Task goal:
Look for the string "chart" in every line, and copy each line that has it.

Material:
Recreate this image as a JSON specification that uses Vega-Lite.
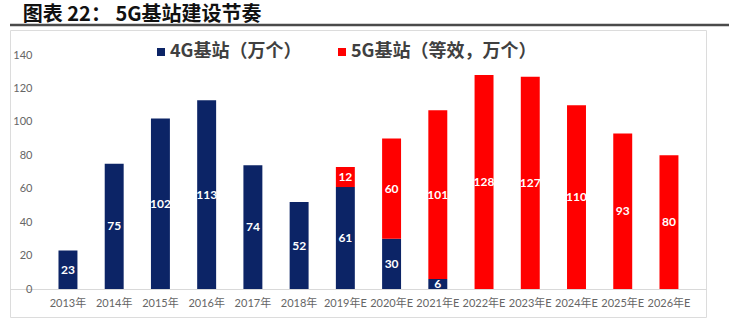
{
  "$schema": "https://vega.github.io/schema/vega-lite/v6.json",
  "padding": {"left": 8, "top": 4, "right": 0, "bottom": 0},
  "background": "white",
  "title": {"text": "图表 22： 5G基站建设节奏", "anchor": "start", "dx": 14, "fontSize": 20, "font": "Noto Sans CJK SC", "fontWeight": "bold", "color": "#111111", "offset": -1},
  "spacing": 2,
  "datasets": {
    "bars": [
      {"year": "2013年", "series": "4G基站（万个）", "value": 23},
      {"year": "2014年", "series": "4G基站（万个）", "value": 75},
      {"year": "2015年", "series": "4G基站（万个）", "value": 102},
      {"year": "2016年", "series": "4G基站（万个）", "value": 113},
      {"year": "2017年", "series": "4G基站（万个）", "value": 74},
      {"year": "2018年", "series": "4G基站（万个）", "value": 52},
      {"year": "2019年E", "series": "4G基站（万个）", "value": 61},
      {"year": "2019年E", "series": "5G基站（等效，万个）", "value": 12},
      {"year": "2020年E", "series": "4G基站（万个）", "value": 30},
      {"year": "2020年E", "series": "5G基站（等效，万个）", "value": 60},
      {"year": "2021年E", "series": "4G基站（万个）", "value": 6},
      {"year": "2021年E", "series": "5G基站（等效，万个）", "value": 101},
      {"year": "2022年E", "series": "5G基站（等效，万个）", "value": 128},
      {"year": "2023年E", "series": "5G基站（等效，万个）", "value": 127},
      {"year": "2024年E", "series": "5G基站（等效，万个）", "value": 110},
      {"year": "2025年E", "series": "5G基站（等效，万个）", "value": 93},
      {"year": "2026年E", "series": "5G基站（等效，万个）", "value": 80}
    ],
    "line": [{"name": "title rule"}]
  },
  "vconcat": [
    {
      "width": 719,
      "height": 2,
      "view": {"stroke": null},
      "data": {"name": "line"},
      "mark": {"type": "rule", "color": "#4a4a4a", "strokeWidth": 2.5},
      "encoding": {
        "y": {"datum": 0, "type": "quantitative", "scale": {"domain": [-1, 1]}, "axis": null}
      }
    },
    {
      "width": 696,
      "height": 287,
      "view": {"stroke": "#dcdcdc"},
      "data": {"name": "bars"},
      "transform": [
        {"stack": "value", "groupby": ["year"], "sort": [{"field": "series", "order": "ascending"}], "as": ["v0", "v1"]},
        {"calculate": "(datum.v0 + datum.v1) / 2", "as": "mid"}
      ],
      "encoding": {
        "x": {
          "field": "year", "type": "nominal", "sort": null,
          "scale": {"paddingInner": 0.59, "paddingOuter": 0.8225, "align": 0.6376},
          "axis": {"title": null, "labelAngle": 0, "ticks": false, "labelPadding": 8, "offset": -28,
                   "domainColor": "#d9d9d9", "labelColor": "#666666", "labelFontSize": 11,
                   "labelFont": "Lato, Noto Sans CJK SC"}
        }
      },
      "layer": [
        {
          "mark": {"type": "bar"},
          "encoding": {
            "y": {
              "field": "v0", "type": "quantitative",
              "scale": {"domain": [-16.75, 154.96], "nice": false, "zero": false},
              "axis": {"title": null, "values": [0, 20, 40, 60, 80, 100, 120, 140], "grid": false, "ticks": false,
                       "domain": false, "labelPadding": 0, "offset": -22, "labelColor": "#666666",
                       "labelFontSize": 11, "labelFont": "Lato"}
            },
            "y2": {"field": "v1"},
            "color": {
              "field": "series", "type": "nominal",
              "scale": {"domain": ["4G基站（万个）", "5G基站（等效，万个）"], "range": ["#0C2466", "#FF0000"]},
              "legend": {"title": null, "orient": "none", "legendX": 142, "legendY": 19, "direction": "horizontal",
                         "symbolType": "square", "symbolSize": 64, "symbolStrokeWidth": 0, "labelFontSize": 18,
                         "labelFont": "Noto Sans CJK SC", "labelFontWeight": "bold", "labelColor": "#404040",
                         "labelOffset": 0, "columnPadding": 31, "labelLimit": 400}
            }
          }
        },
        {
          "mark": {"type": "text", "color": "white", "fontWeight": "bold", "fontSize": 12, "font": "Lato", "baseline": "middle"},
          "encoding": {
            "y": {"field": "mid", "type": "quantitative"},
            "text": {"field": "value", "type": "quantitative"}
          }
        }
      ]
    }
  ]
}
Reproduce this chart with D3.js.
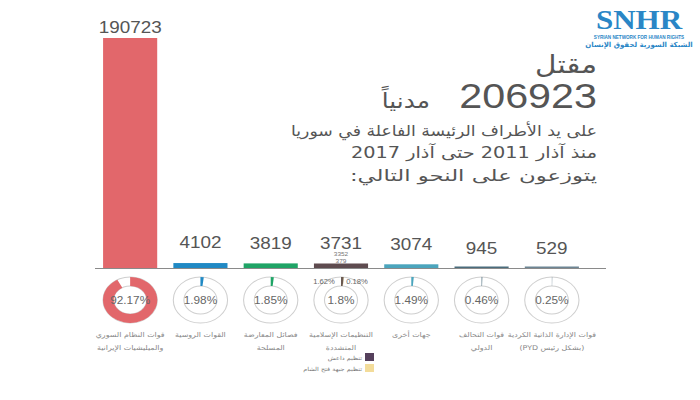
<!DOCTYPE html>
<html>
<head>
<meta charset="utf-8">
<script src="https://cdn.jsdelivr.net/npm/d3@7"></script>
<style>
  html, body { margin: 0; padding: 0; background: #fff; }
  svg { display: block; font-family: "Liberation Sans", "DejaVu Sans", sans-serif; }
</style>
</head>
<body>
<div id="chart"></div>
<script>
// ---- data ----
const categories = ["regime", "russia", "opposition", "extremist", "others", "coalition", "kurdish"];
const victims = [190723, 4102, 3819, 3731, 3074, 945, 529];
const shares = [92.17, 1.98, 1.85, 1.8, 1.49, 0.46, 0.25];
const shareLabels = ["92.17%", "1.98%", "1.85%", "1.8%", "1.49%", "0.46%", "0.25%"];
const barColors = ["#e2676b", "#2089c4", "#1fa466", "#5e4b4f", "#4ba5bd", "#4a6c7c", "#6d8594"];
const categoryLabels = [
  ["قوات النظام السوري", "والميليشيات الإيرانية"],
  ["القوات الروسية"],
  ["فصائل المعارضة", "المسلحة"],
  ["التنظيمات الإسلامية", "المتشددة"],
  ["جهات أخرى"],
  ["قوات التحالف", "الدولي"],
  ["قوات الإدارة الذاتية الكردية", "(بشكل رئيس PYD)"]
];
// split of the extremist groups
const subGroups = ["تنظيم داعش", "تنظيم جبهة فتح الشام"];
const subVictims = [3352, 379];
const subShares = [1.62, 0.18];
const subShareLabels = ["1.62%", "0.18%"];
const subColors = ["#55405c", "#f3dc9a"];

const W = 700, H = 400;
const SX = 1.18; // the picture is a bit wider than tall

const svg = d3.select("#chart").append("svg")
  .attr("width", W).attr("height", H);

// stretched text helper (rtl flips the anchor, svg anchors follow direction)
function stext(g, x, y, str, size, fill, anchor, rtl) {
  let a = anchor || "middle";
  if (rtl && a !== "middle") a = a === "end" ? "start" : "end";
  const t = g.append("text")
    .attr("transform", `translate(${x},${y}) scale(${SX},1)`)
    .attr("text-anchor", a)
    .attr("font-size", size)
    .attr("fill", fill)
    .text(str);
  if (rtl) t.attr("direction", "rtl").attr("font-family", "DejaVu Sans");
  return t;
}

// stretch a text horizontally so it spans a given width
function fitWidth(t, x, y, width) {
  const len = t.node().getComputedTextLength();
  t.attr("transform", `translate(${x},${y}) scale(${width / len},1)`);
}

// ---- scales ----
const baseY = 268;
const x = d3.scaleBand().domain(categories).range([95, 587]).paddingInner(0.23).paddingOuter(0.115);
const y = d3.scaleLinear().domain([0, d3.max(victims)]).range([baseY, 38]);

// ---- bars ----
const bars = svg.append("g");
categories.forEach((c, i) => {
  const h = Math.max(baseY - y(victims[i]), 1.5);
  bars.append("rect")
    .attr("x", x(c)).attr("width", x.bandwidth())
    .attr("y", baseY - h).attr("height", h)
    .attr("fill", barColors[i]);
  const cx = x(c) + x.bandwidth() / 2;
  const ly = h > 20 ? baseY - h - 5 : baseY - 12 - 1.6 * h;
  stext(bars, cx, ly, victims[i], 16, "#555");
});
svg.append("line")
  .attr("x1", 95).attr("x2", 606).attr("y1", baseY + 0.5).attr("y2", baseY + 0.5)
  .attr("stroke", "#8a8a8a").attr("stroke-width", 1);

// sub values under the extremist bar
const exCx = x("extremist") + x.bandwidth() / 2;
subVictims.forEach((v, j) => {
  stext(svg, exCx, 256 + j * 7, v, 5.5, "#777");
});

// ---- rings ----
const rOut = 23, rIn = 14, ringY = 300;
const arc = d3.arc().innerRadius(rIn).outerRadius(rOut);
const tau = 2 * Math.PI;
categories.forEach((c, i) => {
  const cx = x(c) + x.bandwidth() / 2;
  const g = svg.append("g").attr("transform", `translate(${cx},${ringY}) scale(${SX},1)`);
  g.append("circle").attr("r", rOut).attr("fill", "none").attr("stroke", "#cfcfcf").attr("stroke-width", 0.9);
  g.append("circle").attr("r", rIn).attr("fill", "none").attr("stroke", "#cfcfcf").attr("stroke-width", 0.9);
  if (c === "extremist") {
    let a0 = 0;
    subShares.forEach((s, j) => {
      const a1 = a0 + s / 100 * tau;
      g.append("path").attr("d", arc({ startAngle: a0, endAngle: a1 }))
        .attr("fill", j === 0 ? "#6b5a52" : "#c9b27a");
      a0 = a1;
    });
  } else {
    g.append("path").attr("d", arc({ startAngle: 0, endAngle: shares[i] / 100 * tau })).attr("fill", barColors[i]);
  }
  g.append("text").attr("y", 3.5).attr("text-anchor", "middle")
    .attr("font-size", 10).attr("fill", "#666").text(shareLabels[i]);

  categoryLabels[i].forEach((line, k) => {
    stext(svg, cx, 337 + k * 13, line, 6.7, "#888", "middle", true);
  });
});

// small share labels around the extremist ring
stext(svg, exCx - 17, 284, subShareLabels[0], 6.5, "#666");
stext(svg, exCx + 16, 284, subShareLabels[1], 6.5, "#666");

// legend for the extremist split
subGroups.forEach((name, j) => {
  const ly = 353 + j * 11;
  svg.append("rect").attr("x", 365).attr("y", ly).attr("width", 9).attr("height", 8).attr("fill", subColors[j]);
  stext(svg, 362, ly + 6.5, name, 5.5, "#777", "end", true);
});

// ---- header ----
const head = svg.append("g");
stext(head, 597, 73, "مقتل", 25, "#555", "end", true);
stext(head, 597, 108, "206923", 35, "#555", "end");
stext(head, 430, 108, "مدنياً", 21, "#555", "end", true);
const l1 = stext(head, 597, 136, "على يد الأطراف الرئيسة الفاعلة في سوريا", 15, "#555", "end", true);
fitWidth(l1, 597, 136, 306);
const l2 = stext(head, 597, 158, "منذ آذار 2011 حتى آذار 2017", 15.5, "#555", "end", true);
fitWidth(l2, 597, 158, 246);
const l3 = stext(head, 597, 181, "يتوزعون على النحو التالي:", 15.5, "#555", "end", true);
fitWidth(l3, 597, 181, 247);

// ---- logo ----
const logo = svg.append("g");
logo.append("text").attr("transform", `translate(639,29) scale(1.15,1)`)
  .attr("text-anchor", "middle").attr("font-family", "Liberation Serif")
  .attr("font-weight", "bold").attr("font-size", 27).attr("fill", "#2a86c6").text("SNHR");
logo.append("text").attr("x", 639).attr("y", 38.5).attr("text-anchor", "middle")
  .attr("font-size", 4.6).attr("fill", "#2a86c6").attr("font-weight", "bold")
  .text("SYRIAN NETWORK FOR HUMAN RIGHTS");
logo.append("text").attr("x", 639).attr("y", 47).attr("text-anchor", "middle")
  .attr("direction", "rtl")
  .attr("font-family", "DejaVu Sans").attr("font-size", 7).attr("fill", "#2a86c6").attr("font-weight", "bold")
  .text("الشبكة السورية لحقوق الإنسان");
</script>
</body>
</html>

Worked answer:
Reproduce this chart with D3.js.
<div id="chart"></div>
const svg = d3.select("#chart").append("svg")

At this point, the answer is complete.